Das Berufungsgericht ist auch nicht von der Rechtsprechung des OGH zum Themenkreis des groben Verschuldens eines mit der Zahlung des Mietzinses im Rückstand befindlichen Mieters abgewichen. Es hat sich mit dieser Frage ausführlich auseinandergesetzt und das grobe Verschulden der Beklagten im Hinblick darauf, dass nach den Feststellungen des Erstgerichts keine tragfähige Grundlage für die Annahme einer vollständigen Mietzinsbefreiung nach § 1096 ABGB vorlag, bejaht. Die Revisionswerberin vermengt den Vorwurf angeblich unterbliebener Feststellungen mit den vom Erstgericht getroffenen Feststellungen, die ihr nicht genehm, allerdings im Revisionsverfahren bindend sind, weil die in der Berufung der Beklagten erhobene Beweis- und Tatsachenrüge ohne Erfolg blieb. Auch die Revisionswerberin räumt ein, dass es nach der Rechtsprechung des OGH eines Teilurteils nach § 33 Abs 2 MRG über den Zahlungsrückstand (vgl RIS Justiz RS0111942 ua) nicht bedarf, wenn ein grobes Verschulden des Mieters vorliegt. Ob dies der Fall ist, hängt - wie bei der Frage des Umfangs der Zinsminderung (RIS Justiz RS0108260) - von den Umständen des Einzelfalls ab, die keine erhebliche Rechtsfrage iSd § 502 Abs 1 ZPO begründen (RIS Justiz RS0042773 ua). Das Berufungsgericht hat den ihm bei der Beurteilung des groben Verschuldens an der nicht rechtzeitigen Zahlung des Mietzinses eingeräumten Beurteilungsspielraum nicht überschritten.

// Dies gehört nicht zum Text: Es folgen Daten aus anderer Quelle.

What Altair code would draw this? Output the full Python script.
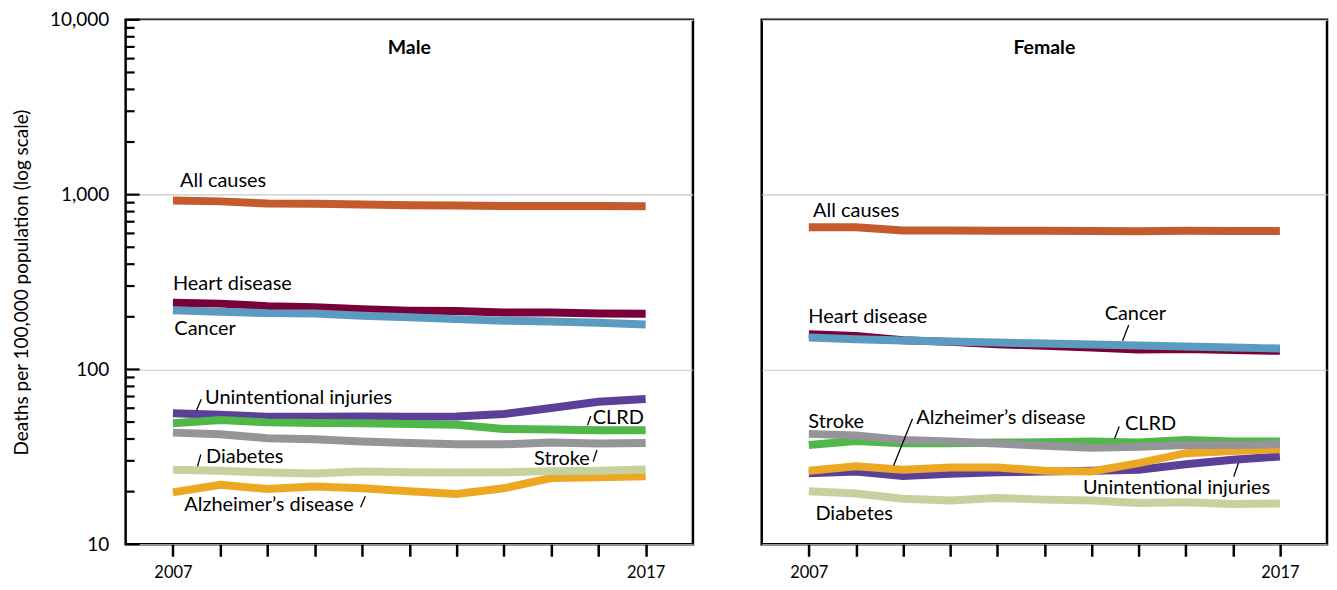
import altair as alt
import pandas as pd

FONT = "Lato"

years = list(range(2007, 2018))
causes = ["Heart disease", "Cancer", "All causes", "Unintentional injuries",
          "Alzheimer’s disease", "CLRD", "Stroke", "Diabetes"]
colors = ["#7a0039", "#5b9bbf", "#c55a2c", "#5c3f98",
          "#eca823", "#4fb848", "#939598", "#c5d19f"]

# Male age-adjusted death rates per 100,000
male_heart = [241, 238, 230, 227, 221, 217, 216, 212, 212, 209, 208]
male_cancer = [218, 214, 210, 209, 203, 199, 194, 190, 188, 185, 181]
male_all = [925, 915, 889, 886, 878, 870, 866, 862, 861, 860, 858]
male_unint = [56.1, 55.0, 53.6, 53.7, 53.8, 53.7, 53.8, 55.6, 60.2, 65.4, 67.8]
male_alz = [19.8, 21.9, 20.7, 21.4, 20.9, 20.1, 19.4, 20.9, 23.9, 24.2, 24.5]
male_clrd = [49.2, 51.4, 49.8, 49.4, 49.2, 48.8, 48.2, 45.7, 45.3, 44.9, 44.9]
male_stroke = [43.5, 42.6, 40.4, 39.9, 38.7, 38.0, 37.3, 37.3, 38.2, 37.7, 38.0]
male_diab = [26.7, 26.3, 25.7, 25.4, 26.1, 25.8, 25.7, 25.8, 26.2, 26.3, 26.8]

# Female age-adjusted death rates per 100,000
female_heart = [159.1, 155.6, 147.1, 143.8, 139.5, 136.5, 133.5, 130.0, 130.7, 129.0, 127.8]
female_cancer = [152.1, 149.0, 146.3, 144.4, 142.5, 140.6, 138.8, 137.0, 135.2, 133.5, 131.7]
female_all = [651, 651, 624, 624, 622, 621, 620, 617, 621, 620, 620]
female_unint = [25.5, 26.1, 24.6, 25.3, 25.8, 26.1, 26.3, 26.7, 28.7, 30.4, 31.8]
female_alz = [26.3, 27.9, 26.7, 27.5, 27.5, 26.3, 26.1, 29.1, 33.2, 34.2, 35.0]
female_clrd = [37.0, 39.0, 37.8, 37.8, 38.2, 38.3, 38.7, 38.2, 39.5, 38.7, 38.7]
female_stroke = [42.8, 41.9, 39.5, 38.7, 37.7, 36.6, 35.7, 36.1, 37.0, 37.0, 37.3]
female_diab = [20.1, 19.5, 18.2, 17.8, 18.4, 18.0, 17.8, 17.2, 17.4, 17.0, 17.1]

male_series = [male_heart, male_cancer, male_all, male_unint,
               male_alz, male_clrd, male_stroke, male_diab]
female_series = [female_heart, female_cancer, female_all, female_unint,
                 female_alz, female_clrd, female_stroke, female_diab]

# Series labels (text, year position, value position)
male_label_text = ["All causes", "Heart disease", "Cancer", "Unintentional injuries",
                   "CLRD", "Stroke", "Diabetes", "Alzheimer’s disease"]
male_label_year = [2007.15, 2007.0, 2007.03, 2007.68, 2015.88, 2014.64, 2007.70, 2007.24]
male_label_value = [1192, 308, 170.6, 68.9, 53.0, 30.9, 31.4, 16.7]

female_label_text = ["All causes", "Heart disease", "Cancer", "Stroke",
                     "Alzheimer’s disease", "CLRD", "Unintentional injuries", "Diabetes"]
female_label_year = [2007.09, 2006.99, 2013.28, 2006.99, 2009.28, 2013.71, 2012.82, 2007.14]
female_label_value = [803, 199.7, 207.7, 50.3, 52.5, 48.5, 20.9, 14.8]

# Leader lines (year1, value1, year2, value2)
male_leader_year1 = [2007.50, 2015.77, 2015.89, 2007.52, 2010.97]
male_leader_value1 = [58.5, 48.0, 29.7, 27.9, 16.3]
male_leader_year2 = [2007.60, 2015.84, 2015.97, 2007.59, 2011.07]
male_leader_value2 = [67.6, 54.1, 34.6, 32.6, 18.8]

female_leader_year1 = [2013.66, 2008.80, 2013.49, 2016.02]
female_leader_value1 = [145.7, 28.2, 40.2, 24.4]
female_leader_year2 = [2013.79, 2009.20, 2013.59, 2016.12]
female_leader_value2 = [179.8, 52.3, 47.1, 29.1]

y_major = [10, 100, 1000, 10000]
y_minor = [20, 30, 40, 50, 60, 70, 80, 90,
           200, 300, 400, 500, 600, 700, 800, 900,
           2000, 3000, 4000, 5000, 6000, 7000, 8000, 9000]

H = 526
yscale = alt.Scale(type="log", domain=[10, 10000], nice=False)
xscale = alt.Scale(domain=[2006, 2018], nice=False)


def panel(title, series, ltext, lyear, lval, ly1, lv1, ly2, lv2, width, show_y):
    yaxis = alt.Axis(
        values=y_major, format=",", grid=True, gridColor="#c8c8c8", gridWidth=1.2,
        domain=False, ticks=False, labels=show_y, labelFont=FONT, labelFontSize=19,
        labelColor="black", labelPadding=17,
        title="Deaths per 100,000 population (log scale)" if show_y else None,
        titleFont=FONT, titleFontSize=19, titleFontWeight="normal", titleColor="black",
        titlePadding=18,
    )
    xaxis = alt.Axis(
        values=years, format="d",
        labelExpr="datum.value == 2007 || datum.value == 2017 ? datum.label : ''",
        tickSize=12, tickWidth=2.5, tickColor="black", domain=False, grid=False,
        labelPadding=8, labelFont=FONT, labelFontSize=16.5, labelColor="black",
        title=None,
    )
    layers = []
    for i, (cause, vals) in enumerate(zip(causes, series)):
        d = pd.DataFrame({"year": years, "value": vals})
        if i == 0:
            enc = dict(x=alt.X("year:Q", scale=xscale, axis=xaxis),
                       y=alt.Y("value:Q", scale=yscale, axis=yaxis))
        else:
            enc = dict(x=alt.X("year:Q", scale=xscale),
                       y=alt.Y("value:Q", scale=yscale))
        layers.append(alt.Chart(d).mark_line(strokeWidth=8, color=colors[i]).encode(**enc))

    lab = pd.DataFrame({"year": lyear, "value": lval, "text": ltext})
    layers.append(alt.Chart(lab).mark_text(
        align="left", baseline="middle", font=FONT, fontSize=20, color="black"
    ).encode(x=alt.X("year:Q", scale=xscale), y=alt.Y("value:Q", scale=yscale), text="text:N"))

    lead = pd.DataFrame({"year": ly1, "value": lv1, "year2": ly2, "value2": lv2})
    layers.append(alt.Chart(lead).mark_rule(color="black", strokeWidth=1.3).encode(
        x=alt.X("year:Q", scale=xscale), y=alt.Y("value:Q", scale=yscale),
        x2="year2:Q", y2="value2:Q"))

    if show_y:
        minor = pd.DataFrame({"value": y_minor})
        major = pd.DataFrame({"value": y_major})
        layers.append(alt.Chart(minor).mark_rule(color="black", strokeWidth=2.2).encode(
            y=alt.Y("value:Q", scale=yscale), x=alt.value(0), x2=alt.value(9)))
        layers.append(alt.Chart(major).mark_rule(color="black", strokeWidth=2.2).encode(
            y=alt.Y("value:Q", scale=yscale), x=alt.value(0), x2=alt.value(14)))

    ttl = pd.DataFrame({"text": [title]})
    layers.append(alt.Chart(ttl).mark_text(
        font=FONT, fontSize=19.5, fontWeight="bold", color="black", baseline="middle"
    ).encode(x=alt.value(width / 2), y=alt.value(28), text="text:N"))

    return alt.layer(*layers).properties(width=width, height=H)


left = panel("Male", male_series, male_label_text, male_label_year, male_label_value,
             male_leader_year1, male_leader_value1, male_leader_year2, male_leader_value2,
             569, True)
right = panel("Female", female_series, female_label_text, female_label_year, female_label_value,
              female_leader_year1, female_leader_value1, female_leader_year2, female_leader_value2,
              567, False)

chart = alt.hconcat(left, right, spacing=65).properties(
    padding={"left": 3, "top": 0, "right": 0, "bottom": 0},
    background="white",
).configure_view(stroke="black", strokeWidth=2.5)

chart.save("out.html", embed_options={"renderer": "svg", "actions": False})
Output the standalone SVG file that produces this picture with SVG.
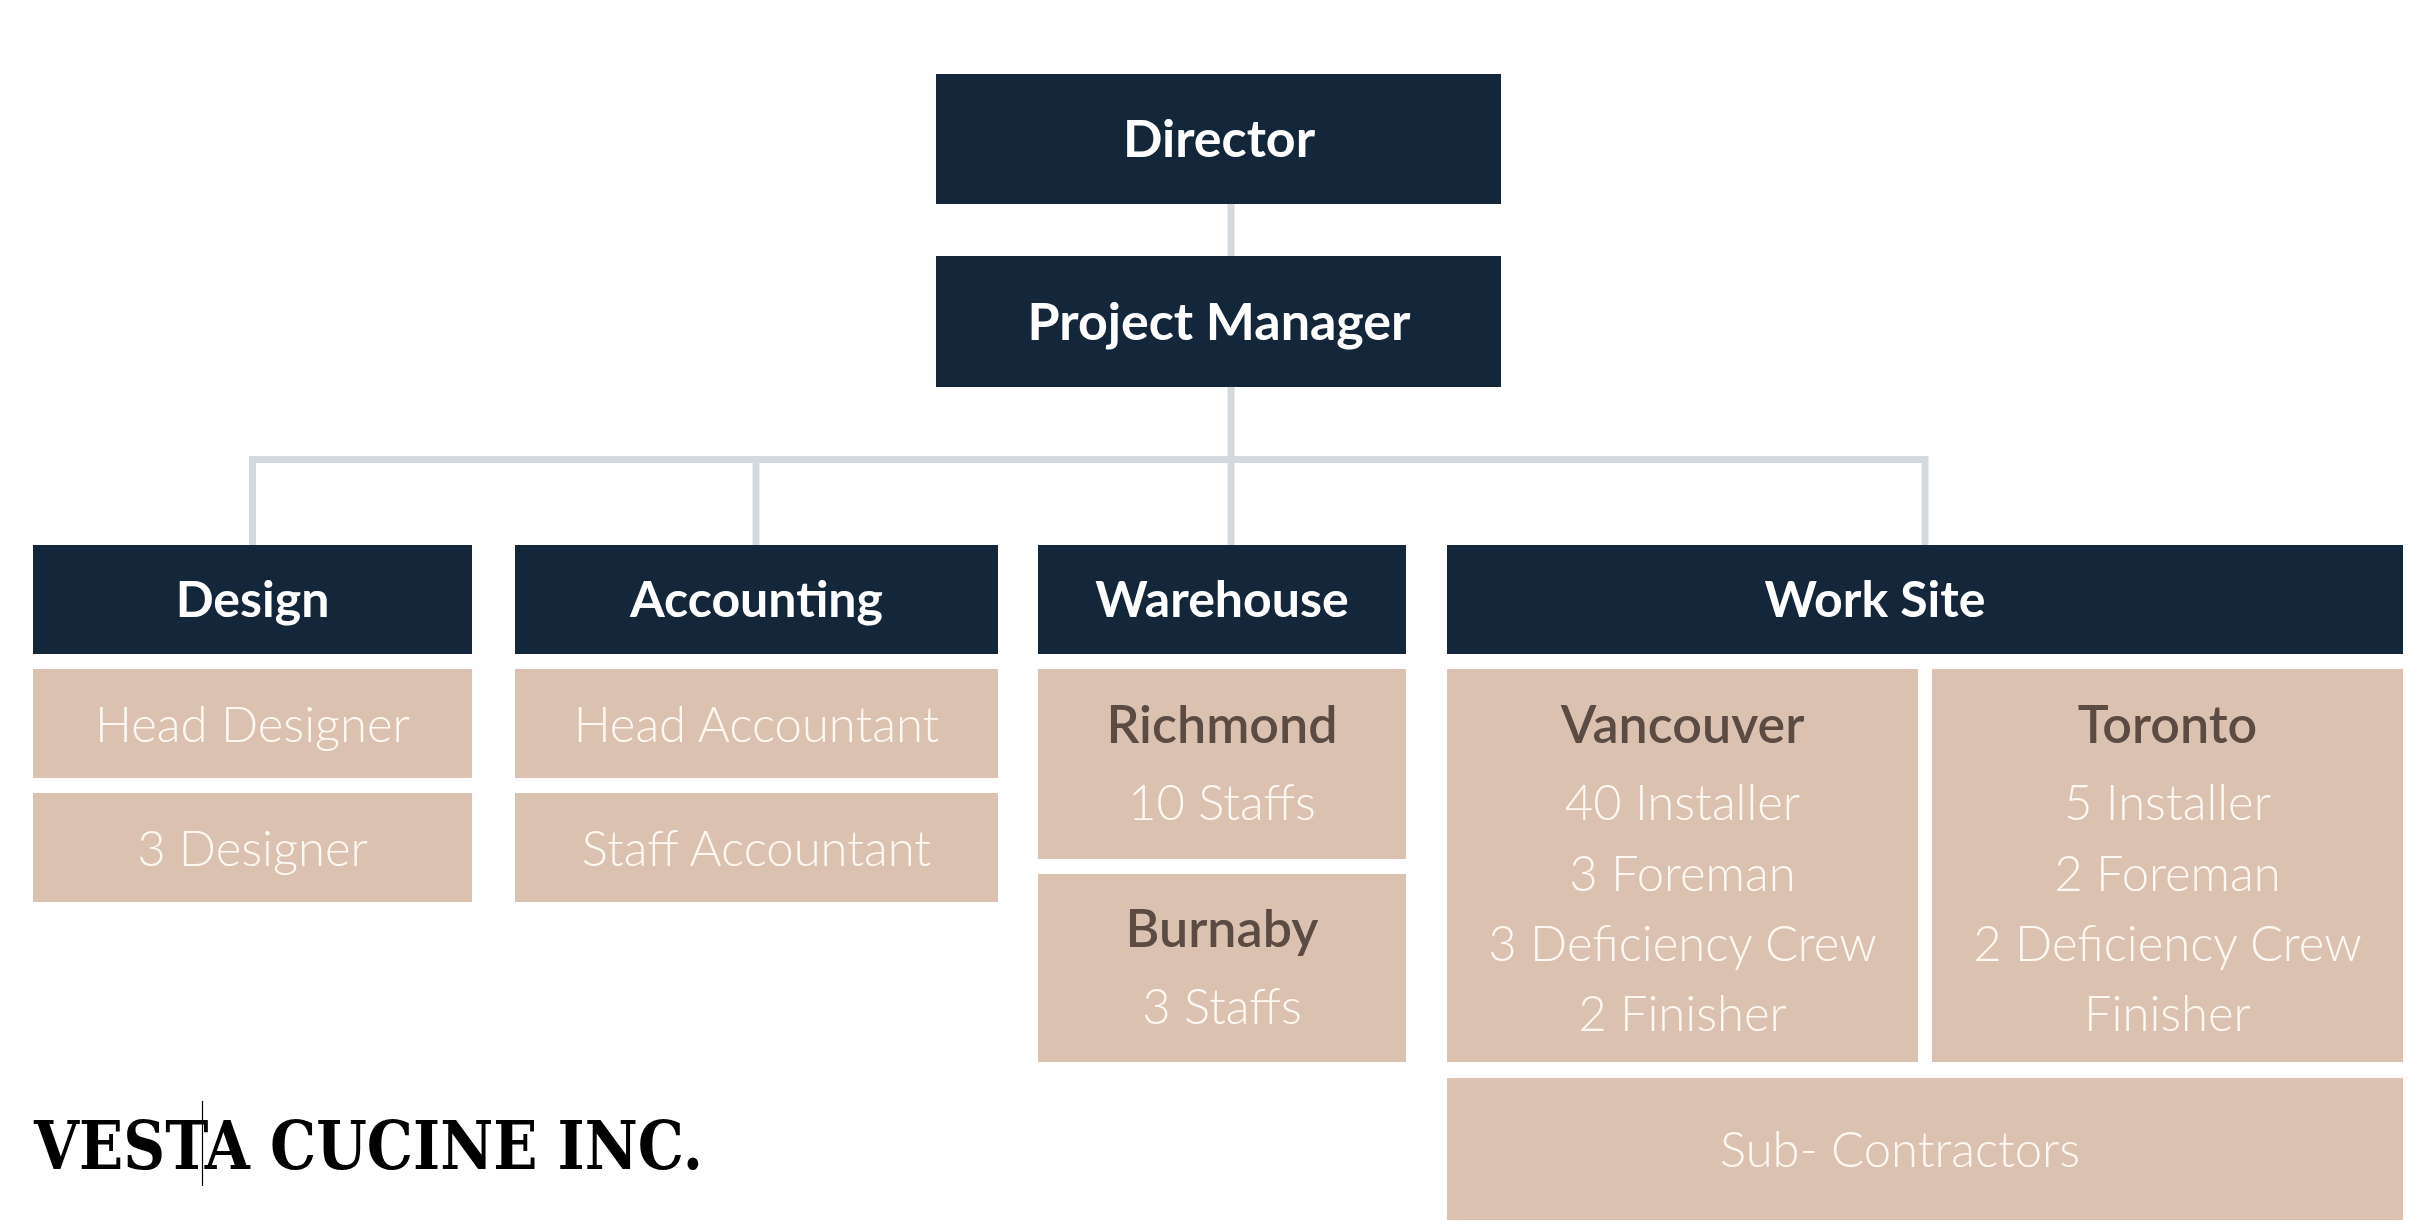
<svg xmlns="http://www.w3.org/2000/svg" width="2421" height="1230" viewBox="0 0 2421 1230">
<style>
.hdr{fill:#14263a}
.sub{fill:#dbc2b0}
.ht{font-family:Lato,"Source Sans Pro","Open Sans",sans-serif;font-weight:bold;fill:#ffffff;text-anchor:middle}
.lt{font-family:Lato,"Source Sans Pro","Open Sans",sans-serif;font-weight:300;font-size:49px;fill:#fdf8f2;text-anchor:middle}
.ct{font-family:Lato,"Source Sans Pro","Open Sans",sans-serif;font-weight:600;font-size:52px;fill:#5b4b43;text-anchor:middle}
.conn{fill:none;stroke:#d4d9de;stroke-width:7;stroke-linejoin:miter}
</style>
<rect width="2421" height="1230" fill="#ffffff"/>
<g id="connectors">
<line class="conn" x1="1231" y1="204" x2="1231" y2="256"/>
<line class="conn" x1="1231" y1="386" x2="1231" y2="545"/>
<path class="conn" d="M252.5,545 V459.5 H1925 V545"/>
<line class="conn" x1="756" y1="459.5" x2="756" y2="545"/>
</g>
<g id="director">
<rect class="hdr" x="936" y="74" width="565" height="130"/>
<text class="ht" x="1219" y="157" font-size="52">Director</text>
</g>
<g id="project-manager">
<rect class="hdr" x="936" y="256" width="565" height="131"/>
<text class="ht" x="1219" y="340" font-size="52">Project Manager</text>
</g>
<g id="design">
<rect class="hdr" x="33" y="545" width="439" height="109"/>
<text class="ht" x="252.5" y="617" font-size="50">Design</text>
</g>
<g id="head-designer">
<rect class="sub" x="33" y="669" width="439" height="109"/>
<text class="lt" x="252.5" y="742">Head Designer</text>
</g>
<g id="designer">
<rect class="sub" x="33" y="793" width="439" height="109"/>
<text class="lt" x="252.5" y="866">3 Designer</text>
</g>
<g id="accounting">
<rect class="hdr" x="515" y="545" width="483" height="109"/>
<text class="ht" x="756.5" y="617" font-size="50">Accounting</text>
</g>
<g id="head-accountant">
<rect class="sub" x="515" y="669" width="483" height="109"/>
<text class="lt" x="756.5" y="742">Head Accountant</text>
</g>
<g id="staff-accountant">
<rect class="sub" x="515" y="793" width="483" height="109"/>
<text class="lt" x="756.5" y="866">Staff Accountant</text>
</g>
<g id="warehouse">
<rect class="hdr" x="1038" y="545" width="368" height="109"/>
<text class="ht" x="1222" y="617" font-size="50">Warehouse</text>
</g>
<g id="richmond">
<rect class="sub" x="1038" y="669" width="368" height="190"/>
<text class="ct" x="1222" y="743">Richmond</text>
<text class="lt" x="1222" y="820">10 Staffs</text>
</g>
<g id="burnaby">
<rect class="sub" x="1038" y="874" width="368" height="188"/>
<text class="ct" x="1222" y="947">Burnaby</text>
<text class="lt" x="1222" y="1024">3 Staffs</text>
</g>
<g id="work-site">
<rect class="hdr" x="1447" y="545" width="956" height="109"/>
<text class="ht" x="1875" y="617" font-size="50">Work Site</text>
</g>
<g id="vancouver">
<rect class="sub" x="1447" y="669" width="471" height="393"/>
<text class="ct" x="1682.5" y="743">Vancouver</text>
<text class="lt" x="1682.5" y="820">40 Installer</text>
<text class="lt" x="1682.5" y="891">3 Foreman</text>
<text class="lt" x="1682.5" y="961">3 Deficiency Crew</text>
<text class="lt" x="1682.5" y="1031">2 Finisher</text>
</g>
<g id="toronto">
<rect class="sub" x="1932" y="669" width="471" height="393"/>
<text class="ct" x="2167.5" y="743">Toronto</text>
<text class="lt" x="2167.5" y="820">5 Installer</text>
<text class="lt" x="2167.5" y="891">2 Foreman</text>
<text class="lt" x="2167.5" y="961">2 Deficiency Crew</text>
<text class="lt" x="2167.5" y="1031">Finisher</text>
</g>
<g id="sub-contractors">
<rect class="sub" x="1447" y="1078" width="956" height="142"/>
<text class="lt" x="1900" y="1167">Sub- Contractors</text>
</g>
<g id="title">
<text x="34" y="1169" font-family="'DejaVu Serif','Liberation Serif',serif" font-stretch="condensed" font-weight="bold" font-size="68" fill="#000000" textLength="669" lengthAdjust="spacingAndGlyphs">VESTA CUCINE INC.</text>
<line x1="202.5" y1="1101" x2="202.5" y2="1186" stroke="#000000" stroke-width="1.2"/>
</g>
</svg>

Andere erhebliche Rechtsfragen iSd § 502 Abs 1 ZPO, die der gesonderten, substantiierten Darlegung in der Revision bedurft hätten, dass das Urteil des Berufungsgerichts von der Rechtsprechung des OGH abweicht oder eine solche Rechtsprechung fehlt oder uneinheitlich ist, werden von der Revisionswerberin nicht wirksam geltend gemacht. Bei einer außerordentlichen Revision (§ 505 Abs 4 ZPO) sind die Gründe, warum die Revision, entgegen dem Ausspruch des Berufungsgerichts, nach § 502 Abs 1 ZPO für zulässig erachtet wird, gesondert - und nicht, wie von der Revisionswerberin (bloß) angekündigt, „im jeweiligen Zusammenhang" - darzulegen (§ 506 Abs 1 Z 5 ZPO).

Mangels Aufzeigens einer erheblichen Rechtsfrage ist die außerordentliche Revision der Beklagten zurückzuweisen. Einer weiteren Begründung bedarf dieser Zurückweisungsbeschluss nicht (§ 510 Abs 3 Satz 3 ZPO).